[Extracted records]
%%

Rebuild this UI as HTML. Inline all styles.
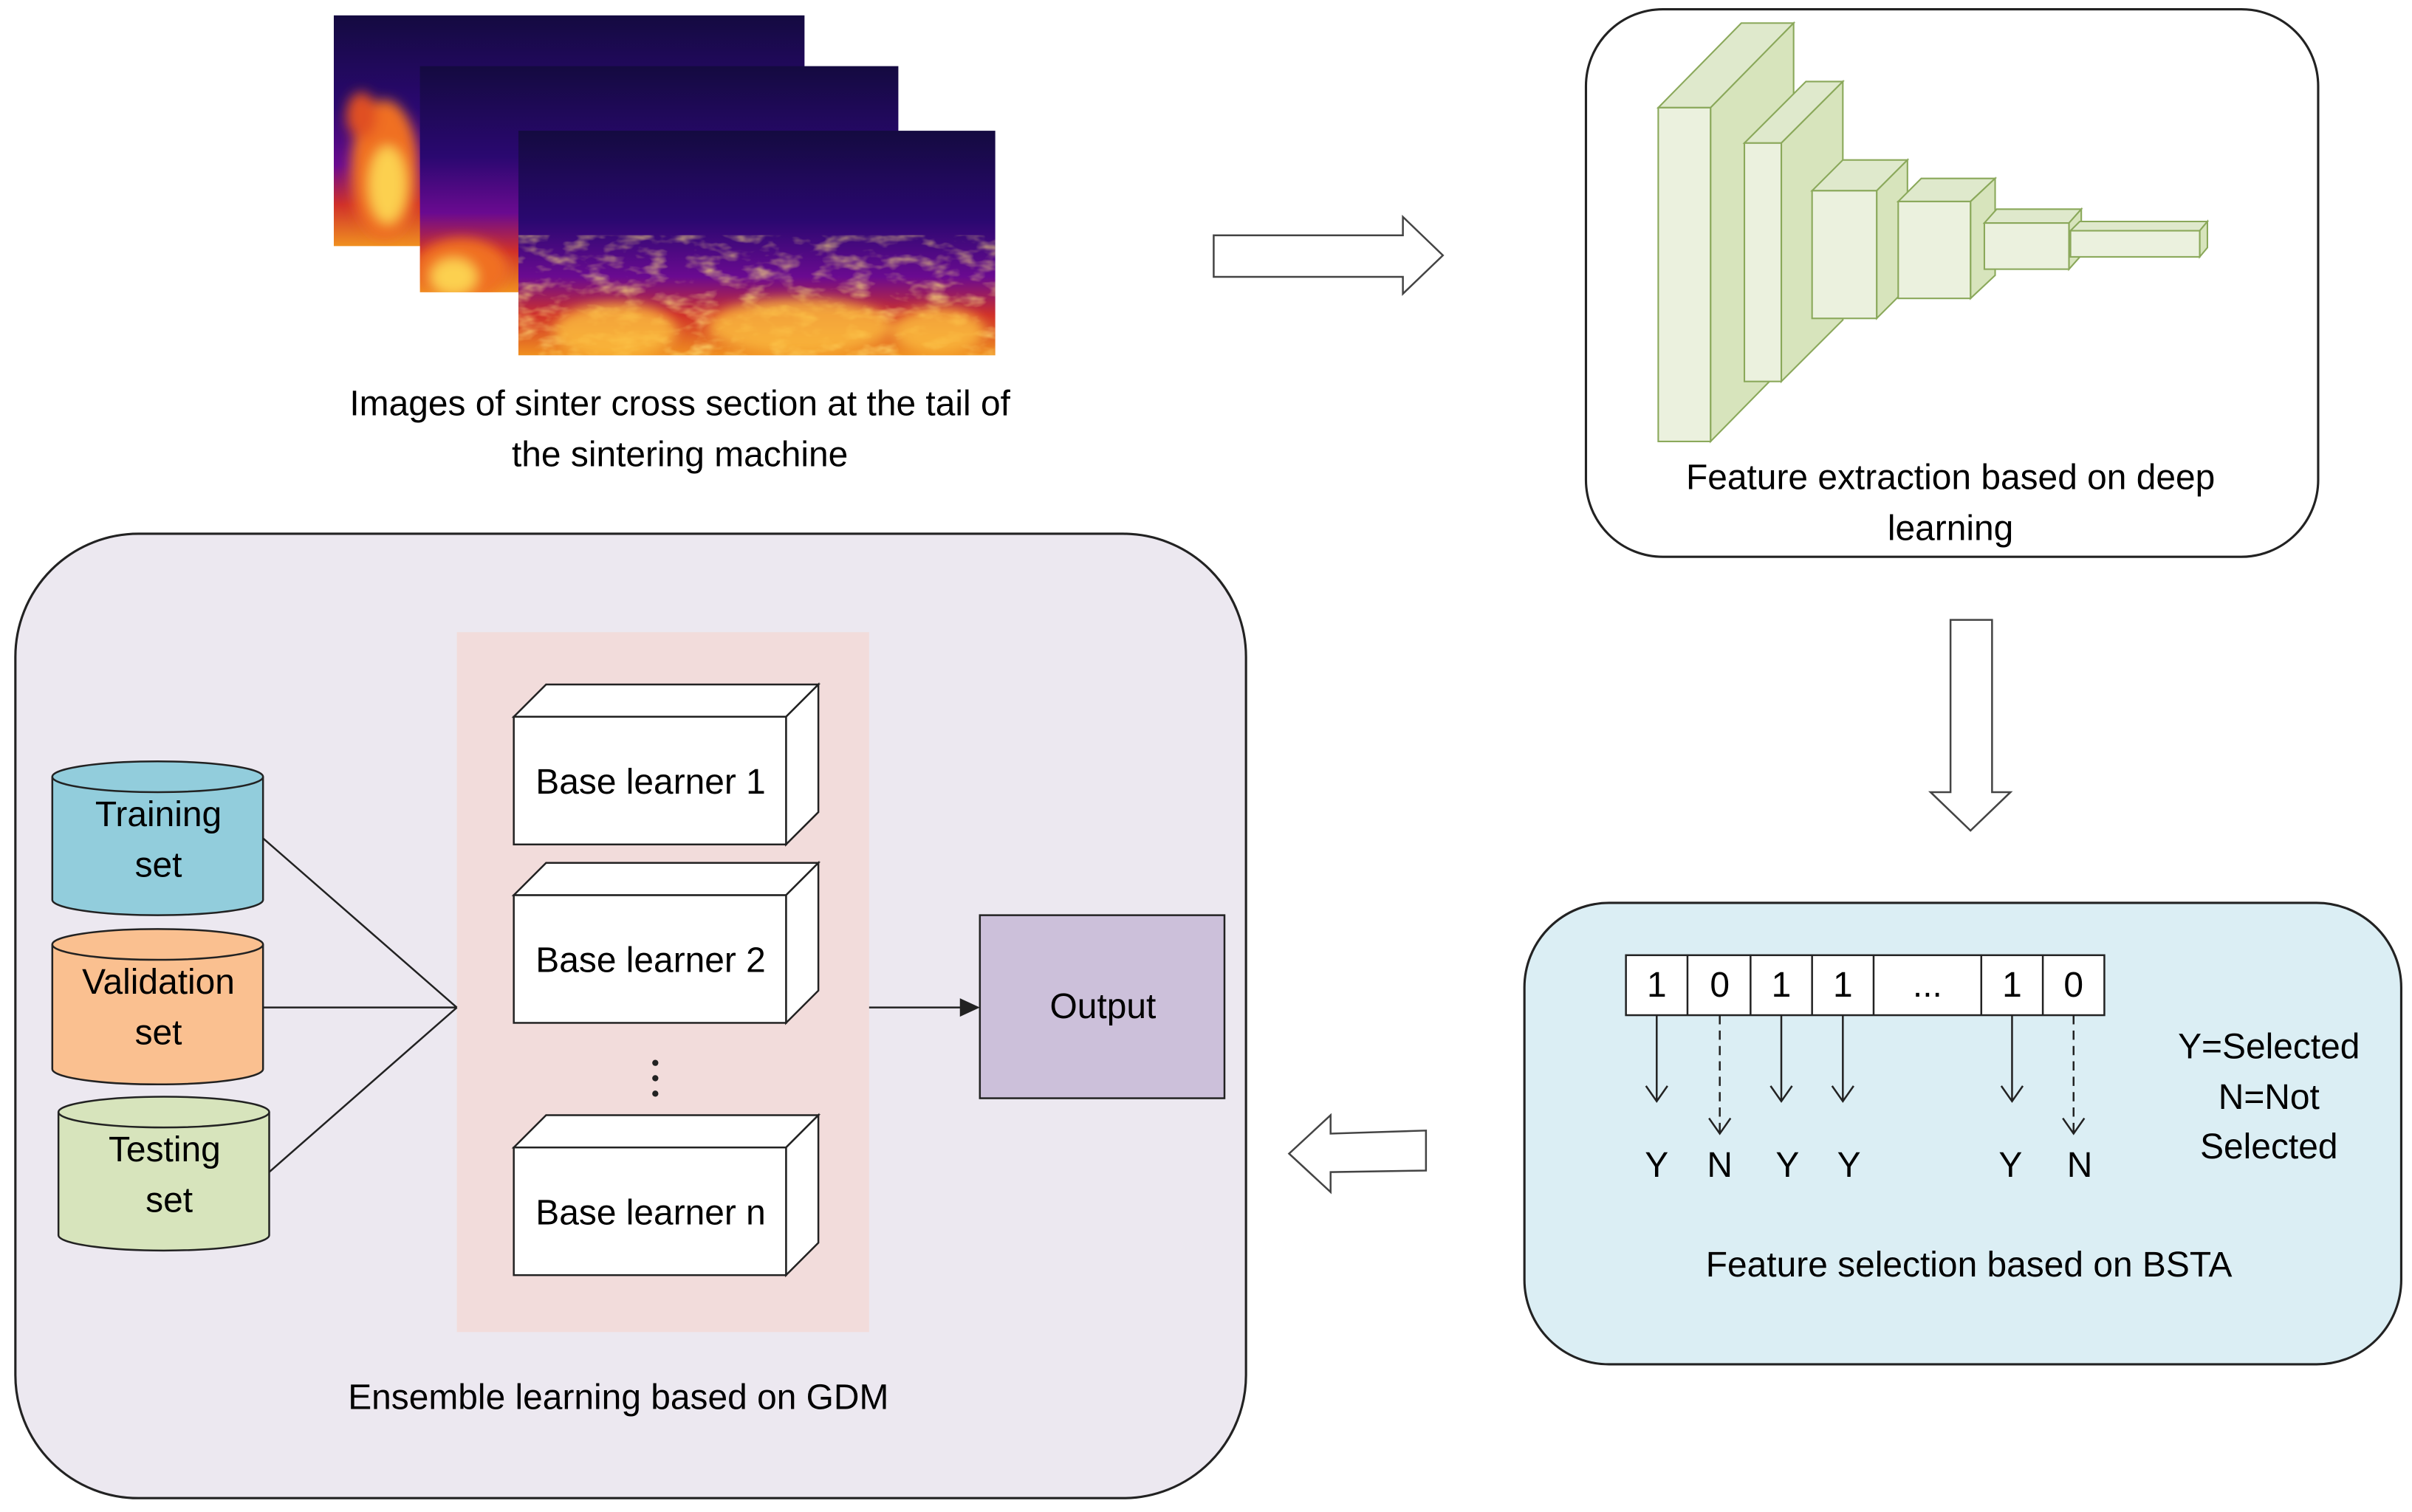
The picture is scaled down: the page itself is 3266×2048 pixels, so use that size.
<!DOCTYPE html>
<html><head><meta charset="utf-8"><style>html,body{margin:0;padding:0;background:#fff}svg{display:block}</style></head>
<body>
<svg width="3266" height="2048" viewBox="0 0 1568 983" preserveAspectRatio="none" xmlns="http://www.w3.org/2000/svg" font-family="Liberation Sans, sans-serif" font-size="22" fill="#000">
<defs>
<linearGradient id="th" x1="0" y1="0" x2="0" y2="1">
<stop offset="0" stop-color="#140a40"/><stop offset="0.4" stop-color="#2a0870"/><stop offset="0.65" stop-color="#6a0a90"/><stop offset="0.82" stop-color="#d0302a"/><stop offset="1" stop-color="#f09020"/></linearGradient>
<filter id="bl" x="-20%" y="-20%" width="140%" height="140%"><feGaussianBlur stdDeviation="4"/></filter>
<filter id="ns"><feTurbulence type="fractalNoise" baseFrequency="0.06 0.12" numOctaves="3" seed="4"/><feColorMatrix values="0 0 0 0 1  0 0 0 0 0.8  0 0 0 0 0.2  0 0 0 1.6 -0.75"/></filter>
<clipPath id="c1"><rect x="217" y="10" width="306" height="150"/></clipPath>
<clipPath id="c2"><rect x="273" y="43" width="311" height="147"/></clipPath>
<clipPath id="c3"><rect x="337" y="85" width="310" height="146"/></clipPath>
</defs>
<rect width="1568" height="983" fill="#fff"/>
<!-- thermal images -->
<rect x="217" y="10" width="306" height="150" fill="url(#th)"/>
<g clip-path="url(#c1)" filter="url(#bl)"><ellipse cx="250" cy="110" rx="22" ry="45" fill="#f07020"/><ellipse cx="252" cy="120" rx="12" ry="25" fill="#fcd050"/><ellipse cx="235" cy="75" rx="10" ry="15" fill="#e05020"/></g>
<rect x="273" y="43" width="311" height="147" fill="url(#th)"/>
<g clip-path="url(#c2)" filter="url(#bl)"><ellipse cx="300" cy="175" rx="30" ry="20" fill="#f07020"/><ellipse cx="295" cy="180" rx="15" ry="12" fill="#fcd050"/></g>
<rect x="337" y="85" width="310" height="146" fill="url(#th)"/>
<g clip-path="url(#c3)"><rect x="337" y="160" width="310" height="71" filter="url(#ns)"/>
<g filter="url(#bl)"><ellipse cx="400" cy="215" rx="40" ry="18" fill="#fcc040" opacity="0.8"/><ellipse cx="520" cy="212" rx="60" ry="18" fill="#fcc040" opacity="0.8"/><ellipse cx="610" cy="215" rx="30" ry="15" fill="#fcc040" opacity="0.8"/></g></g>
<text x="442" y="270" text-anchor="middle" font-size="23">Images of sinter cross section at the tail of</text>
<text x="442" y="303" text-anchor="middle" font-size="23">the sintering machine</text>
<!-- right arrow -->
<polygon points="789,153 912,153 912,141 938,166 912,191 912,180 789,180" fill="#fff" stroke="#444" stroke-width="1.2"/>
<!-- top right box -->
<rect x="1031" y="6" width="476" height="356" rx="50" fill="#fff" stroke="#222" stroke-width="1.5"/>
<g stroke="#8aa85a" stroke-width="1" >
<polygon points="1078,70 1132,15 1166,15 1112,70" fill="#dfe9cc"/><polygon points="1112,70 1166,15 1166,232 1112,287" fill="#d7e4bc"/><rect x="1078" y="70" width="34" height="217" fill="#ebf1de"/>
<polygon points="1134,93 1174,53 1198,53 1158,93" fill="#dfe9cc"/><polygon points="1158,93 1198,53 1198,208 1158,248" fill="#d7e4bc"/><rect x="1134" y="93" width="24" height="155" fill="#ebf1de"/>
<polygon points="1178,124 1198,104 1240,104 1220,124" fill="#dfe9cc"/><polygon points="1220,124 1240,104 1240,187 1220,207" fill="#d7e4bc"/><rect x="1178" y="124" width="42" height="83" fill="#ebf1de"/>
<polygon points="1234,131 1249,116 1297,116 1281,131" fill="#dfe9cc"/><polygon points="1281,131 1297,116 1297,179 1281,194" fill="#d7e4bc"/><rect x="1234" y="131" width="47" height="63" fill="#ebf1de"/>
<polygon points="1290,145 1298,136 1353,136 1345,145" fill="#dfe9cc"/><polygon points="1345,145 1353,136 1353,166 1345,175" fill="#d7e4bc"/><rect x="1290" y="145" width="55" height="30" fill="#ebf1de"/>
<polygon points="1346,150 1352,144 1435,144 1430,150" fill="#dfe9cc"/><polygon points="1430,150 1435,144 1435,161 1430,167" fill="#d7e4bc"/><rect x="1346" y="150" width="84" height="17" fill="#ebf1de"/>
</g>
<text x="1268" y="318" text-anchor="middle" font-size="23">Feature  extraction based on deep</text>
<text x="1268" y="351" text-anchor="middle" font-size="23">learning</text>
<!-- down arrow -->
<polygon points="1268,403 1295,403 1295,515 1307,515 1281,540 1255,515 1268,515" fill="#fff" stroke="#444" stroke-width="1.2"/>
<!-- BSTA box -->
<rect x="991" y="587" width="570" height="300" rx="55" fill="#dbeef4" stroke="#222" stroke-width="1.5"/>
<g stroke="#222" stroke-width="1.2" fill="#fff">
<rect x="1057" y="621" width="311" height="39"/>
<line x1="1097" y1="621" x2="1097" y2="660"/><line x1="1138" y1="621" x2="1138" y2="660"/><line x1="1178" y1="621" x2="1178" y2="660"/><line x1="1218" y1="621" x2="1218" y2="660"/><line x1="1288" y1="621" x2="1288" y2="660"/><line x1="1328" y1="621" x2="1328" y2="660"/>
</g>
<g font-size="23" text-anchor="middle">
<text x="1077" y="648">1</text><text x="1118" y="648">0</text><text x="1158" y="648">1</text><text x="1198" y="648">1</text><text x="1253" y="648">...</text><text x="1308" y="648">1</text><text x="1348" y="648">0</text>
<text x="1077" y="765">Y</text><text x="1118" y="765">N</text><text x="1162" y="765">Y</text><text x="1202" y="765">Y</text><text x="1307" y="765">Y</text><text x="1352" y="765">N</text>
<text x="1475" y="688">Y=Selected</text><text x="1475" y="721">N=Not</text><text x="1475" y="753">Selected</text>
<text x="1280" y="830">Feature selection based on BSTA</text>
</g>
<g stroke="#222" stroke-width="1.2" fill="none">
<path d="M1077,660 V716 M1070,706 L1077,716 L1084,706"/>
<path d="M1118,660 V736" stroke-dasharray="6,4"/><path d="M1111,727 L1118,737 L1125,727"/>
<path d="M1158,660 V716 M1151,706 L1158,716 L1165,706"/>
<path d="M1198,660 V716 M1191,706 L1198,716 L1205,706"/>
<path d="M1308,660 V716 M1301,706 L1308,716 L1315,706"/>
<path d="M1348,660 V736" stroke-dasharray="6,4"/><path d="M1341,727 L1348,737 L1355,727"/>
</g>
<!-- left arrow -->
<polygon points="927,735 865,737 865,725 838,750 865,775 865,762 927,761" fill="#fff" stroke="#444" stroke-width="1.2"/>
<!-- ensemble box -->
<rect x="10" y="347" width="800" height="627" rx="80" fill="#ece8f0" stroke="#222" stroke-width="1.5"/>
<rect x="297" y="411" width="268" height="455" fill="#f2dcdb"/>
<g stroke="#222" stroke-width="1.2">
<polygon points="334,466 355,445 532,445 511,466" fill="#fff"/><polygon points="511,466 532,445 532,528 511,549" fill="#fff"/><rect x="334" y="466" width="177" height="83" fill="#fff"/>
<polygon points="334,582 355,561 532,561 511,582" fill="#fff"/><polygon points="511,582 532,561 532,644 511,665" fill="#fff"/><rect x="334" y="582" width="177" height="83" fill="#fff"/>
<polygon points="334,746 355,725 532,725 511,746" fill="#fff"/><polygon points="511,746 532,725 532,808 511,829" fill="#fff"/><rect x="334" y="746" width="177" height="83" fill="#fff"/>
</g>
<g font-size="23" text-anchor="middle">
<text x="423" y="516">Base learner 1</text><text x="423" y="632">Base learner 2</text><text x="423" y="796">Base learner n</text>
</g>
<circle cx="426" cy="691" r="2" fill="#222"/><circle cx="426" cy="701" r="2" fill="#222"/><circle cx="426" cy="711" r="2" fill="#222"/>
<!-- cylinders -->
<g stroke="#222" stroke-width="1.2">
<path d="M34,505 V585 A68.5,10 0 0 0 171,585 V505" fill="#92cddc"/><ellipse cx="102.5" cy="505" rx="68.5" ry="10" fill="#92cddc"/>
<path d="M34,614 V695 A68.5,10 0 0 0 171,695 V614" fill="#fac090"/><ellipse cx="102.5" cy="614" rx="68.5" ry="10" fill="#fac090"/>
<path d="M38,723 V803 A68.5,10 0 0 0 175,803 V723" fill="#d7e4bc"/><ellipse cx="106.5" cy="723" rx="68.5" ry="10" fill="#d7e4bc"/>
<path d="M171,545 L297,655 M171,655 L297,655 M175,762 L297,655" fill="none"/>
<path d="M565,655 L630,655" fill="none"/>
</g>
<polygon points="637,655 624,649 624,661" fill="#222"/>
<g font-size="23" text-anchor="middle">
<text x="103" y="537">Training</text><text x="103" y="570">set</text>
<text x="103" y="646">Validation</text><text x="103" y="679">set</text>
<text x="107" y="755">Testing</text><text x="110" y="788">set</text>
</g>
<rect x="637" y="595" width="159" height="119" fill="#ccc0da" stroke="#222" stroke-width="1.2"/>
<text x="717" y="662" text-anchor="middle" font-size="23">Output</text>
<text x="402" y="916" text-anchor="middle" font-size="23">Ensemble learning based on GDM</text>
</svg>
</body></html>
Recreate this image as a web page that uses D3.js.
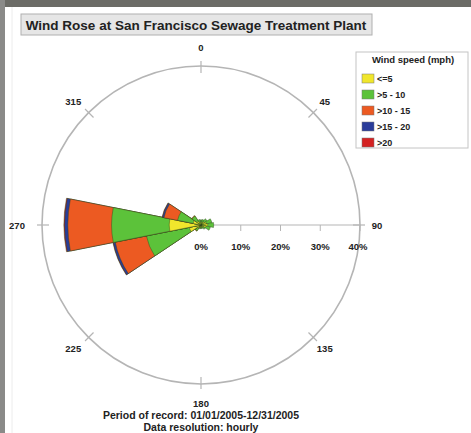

%%

• **Goal of the exercise**: Go through the listing above and pull out each line containing the word "this".

• **Task result**:
Rebuild this UI as HTML. Inline all styles.
Recreate this image as a web page that uses D3.js.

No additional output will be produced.